## GOAL OF THE EXERCISE
Beneath this line sits some data. Return only its lines from the one holding "Give me the" through the one holding "from matplotlib.patches import FancyBboxPatch", inclusive, exactly, with the images removed.

## EXCERPTED DATA
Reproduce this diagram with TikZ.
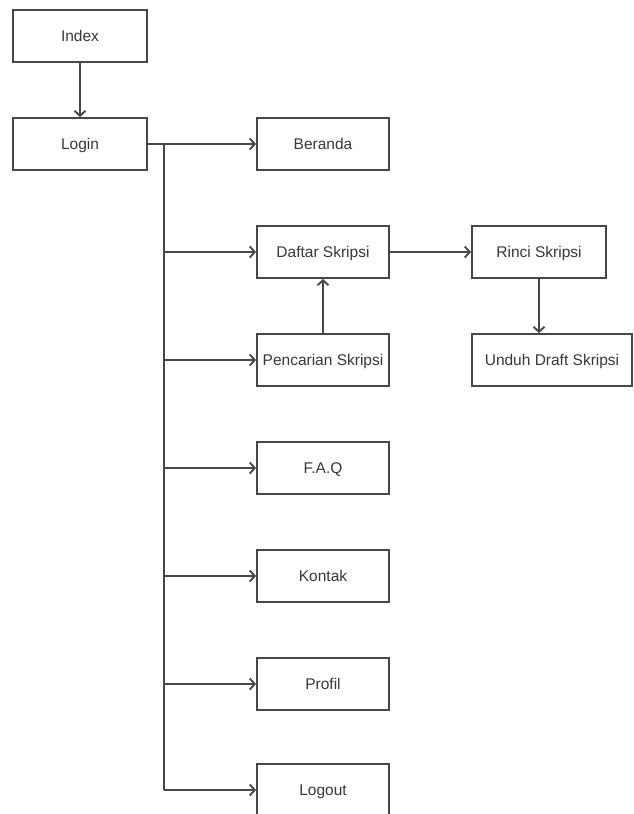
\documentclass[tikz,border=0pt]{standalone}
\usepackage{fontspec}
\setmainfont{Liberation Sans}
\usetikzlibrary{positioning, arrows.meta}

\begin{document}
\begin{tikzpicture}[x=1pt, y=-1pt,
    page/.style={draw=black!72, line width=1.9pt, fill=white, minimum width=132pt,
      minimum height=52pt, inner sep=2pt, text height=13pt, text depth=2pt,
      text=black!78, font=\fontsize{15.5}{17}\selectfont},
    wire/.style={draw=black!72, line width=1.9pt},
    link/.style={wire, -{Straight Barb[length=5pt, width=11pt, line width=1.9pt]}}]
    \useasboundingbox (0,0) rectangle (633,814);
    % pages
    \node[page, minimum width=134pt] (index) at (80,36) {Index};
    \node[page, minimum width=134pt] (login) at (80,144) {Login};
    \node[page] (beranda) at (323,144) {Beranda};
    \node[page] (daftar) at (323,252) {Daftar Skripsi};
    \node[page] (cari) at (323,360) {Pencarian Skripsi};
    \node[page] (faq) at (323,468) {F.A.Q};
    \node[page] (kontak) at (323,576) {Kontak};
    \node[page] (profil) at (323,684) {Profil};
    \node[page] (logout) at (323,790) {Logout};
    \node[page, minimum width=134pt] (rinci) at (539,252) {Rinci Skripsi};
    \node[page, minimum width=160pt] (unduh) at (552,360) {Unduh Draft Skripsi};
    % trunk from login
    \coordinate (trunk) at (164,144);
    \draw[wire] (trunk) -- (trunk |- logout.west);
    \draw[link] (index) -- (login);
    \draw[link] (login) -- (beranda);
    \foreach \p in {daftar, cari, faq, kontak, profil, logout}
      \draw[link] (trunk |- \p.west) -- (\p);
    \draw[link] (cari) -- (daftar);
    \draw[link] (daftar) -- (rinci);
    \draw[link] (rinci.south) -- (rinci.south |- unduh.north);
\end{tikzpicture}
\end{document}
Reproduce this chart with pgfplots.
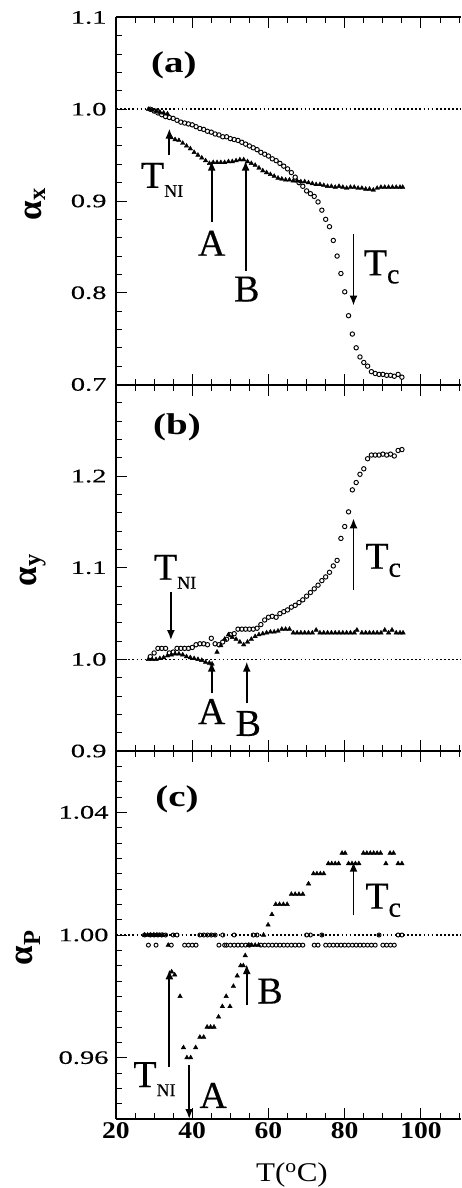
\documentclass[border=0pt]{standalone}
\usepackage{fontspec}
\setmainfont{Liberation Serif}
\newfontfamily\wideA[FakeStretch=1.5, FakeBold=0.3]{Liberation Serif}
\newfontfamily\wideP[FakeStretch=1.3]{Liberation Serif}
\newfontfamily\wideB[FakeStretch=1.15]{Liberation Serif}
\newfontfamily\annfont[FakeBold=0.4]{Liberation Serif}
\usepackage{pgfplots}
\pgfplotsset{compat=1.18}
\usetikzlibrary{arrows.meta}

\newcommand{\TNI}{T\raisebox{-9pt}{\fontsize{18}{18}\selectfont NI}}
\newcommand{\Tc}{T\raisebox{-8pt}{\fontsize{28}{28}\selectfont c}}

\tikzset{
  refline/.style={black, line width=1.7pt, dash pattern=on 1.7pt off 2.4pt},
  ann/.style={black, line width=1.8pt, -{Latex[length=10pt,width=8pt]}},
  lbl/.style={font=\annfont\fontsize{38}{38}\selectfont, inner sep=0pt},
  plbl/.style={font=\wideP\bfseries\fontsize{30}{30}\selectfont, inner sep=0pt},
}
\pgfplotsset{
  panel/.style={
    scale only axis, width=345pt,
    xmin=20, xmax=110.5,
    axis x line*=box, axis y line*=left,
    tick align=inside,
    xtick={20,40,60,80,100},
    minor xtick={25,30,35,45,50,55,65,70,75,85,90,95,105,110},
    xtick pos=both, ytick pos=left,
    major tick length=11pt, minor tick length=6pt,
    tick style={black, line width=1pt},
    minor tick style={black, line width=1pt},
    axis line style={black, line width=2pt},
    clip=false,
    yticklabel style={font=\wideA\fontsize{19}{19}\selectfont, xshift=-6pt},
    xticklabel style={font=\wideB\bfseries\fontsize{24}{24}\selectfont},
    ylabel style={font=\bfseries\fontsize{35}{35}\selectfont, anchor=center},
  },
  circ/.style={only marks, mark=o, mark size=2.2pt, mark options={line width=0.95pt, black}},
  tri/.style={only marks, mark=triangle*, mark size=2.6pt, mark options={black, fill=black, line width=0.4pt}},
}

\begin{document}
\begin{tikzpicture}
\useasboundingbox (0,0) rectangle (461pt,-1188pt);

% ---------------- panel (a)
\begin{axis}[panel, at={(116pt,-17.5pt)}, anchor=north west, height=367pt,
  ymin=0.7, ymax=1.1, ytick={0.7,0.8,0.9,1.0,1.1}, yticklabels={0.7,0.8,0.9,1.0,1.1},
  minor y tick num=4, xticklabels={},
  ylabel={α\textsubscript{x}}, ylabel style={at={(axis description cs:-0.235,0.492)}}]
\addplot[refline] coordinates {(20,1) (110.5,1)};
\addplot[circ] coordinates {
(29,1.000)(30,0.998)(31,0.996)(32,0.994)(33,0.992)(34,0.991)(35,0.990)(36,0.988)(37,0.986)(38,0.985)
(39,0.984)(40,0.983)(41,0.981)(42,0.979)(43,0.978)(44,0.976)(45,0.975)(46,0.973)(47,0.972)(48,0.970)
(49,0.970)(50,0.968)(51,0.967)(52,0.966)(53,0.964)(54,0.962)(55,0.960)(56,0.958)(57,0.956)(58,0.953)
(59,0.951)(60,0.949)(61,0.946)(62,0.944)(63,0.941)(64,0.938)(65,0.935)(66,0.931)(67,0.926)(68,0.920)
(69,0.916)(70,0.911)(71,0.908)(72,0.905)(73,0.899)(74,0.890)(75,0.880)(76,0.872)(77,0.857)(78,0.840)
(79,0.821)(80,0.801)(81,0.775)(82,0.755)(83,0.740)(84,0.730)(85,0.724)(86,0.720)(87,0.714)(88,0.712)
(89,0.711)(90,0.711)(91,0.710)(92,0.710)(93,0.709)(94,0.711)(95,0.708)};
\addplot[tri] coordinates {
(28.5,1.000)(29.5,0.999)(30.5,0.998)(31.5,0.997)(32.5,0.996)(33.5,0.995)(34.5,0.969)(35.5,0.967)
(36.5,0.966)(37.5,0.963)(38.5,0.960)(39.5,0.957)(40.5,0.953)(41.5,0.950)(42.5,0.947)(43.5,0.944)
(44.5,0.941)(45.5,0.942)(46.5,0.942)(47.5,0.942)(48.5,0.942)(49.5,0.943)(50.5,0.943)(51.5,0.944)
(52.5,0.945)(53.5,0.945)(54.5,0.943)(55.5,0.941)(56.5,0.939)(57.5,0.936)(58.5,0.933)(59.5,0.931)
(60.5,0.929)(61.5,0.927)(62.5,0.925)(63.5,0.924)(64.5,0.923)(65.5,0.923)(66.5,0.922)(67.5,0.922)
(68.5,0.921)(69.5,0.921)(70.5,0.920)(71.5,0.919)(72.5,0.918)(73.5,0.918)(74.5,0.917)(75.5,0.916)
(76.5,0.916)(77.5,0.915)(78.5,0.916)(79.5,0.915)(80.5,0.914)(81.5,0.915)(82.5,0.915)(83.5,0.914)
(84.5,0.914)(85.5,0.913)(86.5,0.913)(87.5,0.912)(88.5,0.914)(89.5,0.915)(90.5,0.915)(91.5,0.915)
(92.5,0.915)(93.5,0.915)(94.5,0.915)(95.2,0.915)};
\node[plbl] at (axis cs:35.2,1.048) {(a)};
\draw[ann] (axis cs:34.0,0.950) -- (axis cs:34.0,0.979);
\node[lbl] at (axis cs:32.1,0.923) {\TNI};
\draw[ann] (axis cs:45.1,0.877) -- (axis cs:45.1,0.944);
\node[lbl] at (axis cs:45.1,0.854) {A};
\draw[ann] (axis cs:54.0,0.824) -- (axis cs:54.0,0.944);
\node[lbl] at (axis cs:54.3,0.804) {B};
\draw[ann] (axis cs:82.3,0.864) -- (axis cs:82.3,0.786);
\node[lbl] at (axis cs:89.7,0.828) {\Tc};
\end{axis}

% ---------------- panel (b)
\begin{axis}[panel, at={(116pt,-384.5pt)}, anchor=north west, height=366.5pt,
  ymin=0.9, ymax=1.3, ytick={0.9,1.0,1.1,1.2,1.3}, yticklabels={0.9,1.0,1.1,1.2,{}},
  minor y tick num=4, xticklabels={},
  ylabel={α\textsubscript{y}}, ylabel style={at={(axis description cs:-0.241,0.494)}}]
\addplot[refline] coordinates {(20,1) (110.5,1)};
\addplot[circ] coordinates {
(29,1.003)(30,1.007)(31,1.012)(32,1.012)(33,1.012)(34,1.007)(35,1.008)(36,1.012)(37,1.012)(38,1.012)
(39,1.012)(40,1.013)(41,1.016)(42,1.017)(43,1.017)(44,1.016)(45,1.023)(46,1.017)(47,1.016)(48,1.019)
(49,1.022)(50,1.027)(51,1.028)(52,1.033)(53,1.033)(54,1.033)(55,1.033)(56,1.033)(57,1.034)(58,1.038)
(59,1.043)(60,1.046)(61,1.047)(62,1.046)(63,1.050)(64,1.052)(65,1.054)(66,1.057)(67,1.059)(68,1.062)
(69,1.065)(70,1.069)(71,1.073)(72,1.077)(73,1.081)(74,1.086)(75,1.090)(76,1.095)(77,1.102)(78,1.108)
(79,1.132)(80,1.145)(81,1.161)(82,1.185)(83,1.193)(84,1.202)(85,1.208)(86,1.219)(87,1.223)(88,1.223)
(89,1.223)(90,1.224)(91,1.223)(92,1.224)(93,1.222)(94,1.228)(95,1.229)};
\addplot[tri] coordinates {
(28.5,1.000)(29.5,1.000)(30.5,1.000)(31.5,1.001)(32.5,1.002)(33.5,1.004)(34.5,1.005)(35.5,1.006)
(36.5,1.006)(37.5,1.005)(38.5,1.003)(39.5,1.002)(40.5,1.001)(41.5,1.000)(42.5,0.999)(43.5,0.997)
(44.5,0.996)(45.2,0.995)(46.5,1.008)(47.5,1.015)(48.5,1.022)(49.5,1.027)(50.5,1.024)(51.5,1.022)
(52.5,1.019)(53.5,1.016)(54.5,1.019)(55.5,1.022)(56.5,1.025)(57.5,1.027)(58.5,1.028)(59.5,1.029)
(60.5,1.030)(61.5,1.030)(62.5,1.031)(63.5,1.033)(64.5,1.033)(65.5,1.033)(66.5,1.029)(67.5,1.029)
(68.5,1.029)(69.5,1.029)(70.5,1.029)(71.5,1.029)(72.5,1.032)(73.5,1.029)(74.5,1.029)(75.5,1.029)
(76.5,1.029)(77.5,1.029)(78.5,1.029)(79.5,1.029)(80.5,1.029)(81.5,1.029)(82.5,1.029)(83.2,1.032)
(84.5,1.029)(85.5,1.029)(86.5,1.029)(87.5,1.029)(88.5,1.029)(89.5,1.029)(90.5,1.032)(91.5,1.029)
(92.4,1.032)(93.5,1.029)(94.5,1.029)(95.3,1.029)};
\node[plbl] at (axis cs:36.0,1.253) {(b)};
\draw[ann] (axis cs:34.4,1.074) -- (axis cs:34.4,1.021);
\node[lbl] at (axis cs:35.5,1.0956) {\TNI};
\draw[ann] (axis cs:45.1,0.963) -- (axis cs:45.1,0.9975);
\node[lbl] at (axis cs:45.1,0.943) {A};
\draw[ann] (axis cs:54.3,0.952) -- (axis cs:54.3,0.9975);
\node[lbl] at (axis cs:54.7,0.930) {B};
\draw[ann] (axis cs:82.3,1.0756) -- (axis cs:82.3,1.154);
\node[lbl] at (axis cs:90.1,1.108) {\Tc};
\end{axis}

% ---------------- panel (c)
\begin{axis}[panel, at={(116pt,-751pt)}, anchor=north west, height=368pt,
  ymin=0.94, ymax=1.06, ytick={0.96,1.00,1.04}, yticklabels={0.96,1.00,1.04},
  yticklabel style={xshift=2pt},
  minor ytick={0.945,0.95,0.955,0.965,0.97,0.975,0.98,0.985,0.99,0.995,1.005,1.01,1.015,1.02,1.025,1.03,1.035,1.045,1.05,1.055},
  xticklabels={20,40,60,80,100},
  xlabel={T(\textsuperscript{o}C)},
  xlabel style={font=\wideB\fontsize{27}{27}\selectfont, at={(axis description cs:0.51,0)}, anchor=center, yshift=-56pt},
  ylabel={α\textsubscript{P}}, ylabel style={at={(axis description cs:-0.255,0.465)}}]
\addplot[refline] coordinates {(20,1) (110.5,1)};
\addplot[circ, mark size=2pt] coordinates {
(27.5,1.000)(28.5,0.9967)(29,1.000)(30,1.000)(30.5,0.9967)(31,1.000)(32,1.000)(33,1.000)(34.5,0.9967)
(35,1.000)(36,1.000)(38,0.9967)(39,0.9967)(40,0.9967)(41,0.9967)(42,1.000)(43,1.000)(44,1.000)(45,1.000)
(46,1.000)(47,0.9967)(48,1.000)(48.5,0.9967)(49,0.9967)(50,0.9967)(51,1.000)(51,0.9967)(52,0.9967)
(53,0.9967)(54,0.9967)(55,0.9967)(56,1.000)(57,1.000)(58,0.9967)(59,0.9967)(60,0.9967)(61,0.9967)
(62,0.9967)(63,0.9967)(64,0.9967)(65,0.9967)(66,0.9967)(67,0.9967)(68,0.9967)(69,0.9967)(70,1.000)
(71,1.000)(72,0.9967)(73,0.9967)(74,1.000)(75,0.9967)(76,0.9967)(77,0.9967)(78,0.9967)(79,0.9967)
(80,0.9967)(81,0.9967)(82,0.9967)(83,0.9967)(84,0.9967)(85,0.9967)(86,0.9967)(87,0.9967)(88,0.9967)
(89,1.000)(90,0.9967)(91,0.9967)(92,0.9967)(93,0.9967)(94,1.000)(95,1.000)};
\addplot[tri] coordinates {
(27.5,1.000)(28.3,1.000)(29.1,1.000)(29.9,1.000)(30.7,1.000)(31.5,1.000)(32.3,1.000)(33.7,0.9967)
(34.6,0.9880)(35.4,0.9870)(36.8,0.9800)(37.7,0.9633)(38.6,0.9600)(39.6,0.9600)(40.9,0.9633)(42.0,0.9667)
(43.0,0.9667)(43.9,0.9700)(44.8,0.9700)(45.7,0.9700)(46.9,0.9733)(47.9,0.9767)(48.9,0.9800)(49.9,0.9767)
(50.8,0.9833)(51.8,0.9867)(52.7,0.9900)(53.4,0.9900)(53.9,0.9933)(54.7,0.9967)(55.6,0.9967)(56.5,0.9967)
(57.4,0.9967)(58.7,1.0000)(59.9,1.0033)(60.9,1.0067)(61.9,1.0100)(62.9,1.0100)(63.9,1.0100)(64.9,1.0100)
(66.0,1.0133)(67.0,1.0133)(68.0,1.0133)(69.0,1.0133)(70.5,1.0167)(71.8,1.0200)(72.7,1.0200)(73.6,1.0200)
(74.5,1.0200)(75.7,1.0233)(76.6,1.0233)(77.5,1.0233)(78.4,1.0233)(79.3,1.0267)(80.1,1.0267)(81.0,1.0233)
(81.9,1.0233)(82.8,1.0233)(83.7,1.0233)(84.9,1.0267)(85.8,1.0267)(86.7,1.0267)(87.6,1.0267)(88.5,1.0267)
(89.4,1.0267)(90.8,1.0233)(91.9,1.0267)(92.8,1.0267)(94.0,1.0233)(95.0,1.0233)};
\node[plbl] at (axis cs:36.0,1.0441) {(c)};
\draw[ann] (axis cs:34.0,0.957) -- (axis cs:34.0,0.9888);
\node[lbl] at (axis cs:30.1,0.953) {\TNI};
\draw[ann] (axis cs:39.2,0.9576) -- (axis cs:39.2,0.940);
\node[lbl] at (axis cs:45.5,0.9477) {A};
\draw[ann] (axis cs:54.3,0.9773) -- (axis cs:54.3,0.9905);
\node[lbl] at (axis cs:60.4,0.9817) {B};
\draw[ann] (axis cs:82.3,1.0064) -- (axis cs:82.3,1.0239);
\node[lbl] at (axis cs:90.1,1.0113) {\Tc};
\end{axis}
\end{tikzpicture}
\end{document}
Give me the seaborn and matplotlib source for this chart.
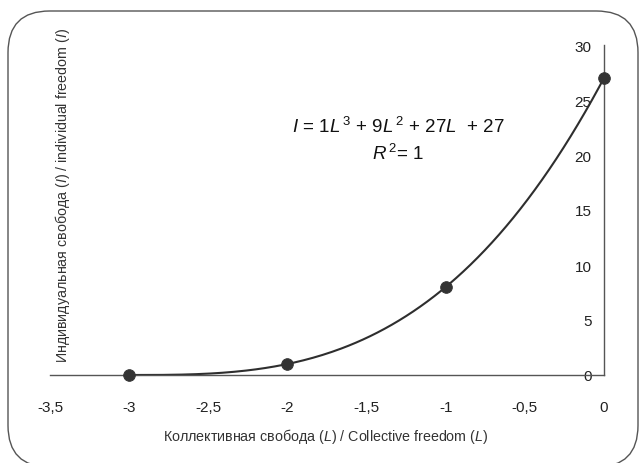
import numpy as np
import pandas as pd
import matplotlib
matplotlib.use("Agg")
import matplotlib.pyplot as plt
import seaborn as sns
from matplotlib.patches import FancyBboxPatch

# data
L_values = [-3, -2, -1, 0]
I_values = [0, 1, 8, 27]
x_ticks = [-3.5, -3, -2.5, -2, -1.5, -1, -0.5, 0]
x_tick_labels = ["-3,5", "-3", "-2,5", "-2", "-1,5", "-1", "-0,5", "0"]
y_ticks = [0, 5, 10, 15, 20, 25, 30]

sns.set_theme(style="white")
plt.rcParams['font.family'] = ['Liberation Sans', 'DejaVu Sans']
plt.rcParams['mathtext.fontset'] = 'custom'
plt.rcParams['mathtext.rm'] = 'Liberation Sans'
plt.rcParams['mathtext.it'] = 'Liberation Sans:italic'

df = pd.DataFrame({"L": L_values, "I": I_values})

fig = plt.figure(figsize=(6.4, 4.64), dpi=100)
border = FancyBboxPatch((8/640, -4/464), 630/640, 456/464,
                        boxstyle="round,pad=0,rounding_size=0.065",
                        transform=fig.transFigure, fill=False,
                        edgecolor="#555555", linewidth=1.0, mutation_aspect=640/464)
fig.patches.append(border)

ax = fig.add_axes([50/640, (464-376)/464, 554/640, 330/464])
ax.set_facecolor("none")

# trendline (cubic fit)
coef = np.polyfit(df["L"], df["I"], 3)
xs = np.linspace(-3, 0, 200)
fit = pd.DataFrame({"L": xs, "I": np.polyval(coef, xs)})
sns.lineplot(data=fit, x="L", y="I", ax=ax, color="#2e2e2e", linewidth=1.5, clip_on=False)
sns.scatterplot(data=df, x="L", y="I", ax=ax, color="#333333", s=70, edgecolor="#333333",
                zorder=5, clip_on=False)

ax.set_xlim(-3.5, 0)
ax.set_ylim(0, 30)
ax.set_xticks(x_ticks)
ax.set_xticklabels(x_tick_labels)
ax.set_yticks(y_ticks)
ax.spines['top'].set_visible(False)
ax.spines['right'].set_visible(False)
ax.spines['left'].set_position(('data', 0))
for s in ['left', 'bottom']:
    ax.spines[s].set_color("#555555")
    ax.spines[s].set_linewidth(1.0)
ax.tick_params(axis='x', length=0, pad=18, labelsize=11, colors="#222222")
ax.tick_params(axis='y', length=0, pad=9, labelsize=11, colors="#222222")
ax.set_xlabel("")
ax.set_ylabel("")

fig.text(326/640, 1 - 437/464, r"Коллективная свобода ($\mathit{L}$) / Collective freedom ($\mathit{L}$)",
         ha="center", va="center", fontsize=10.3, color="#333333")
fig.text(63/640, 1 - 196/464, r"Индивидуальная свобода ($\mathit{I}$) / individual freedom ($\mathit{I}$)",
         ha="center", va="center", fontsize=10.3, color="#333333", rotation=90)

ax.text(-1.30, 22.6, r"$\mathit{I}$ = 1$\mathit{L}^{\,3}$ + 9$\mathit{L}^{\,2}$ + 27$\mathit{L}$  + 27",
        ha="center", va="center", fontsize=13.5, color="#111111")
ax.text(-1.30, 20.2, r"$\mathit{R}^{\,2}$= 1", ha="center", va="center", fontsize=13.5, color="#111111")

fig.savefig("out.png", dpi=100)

## RESPONSE FOR THIS EXERCISE
Give me the seaborn and matplotlib source for this chart.
import numpy as np
import pandas as pd
import matplotlib
matplotlib.use("Agg")
import matplotlib.pyplot as plt
import seaborn as sns
from matplotlib.patches import FancyBboxPatch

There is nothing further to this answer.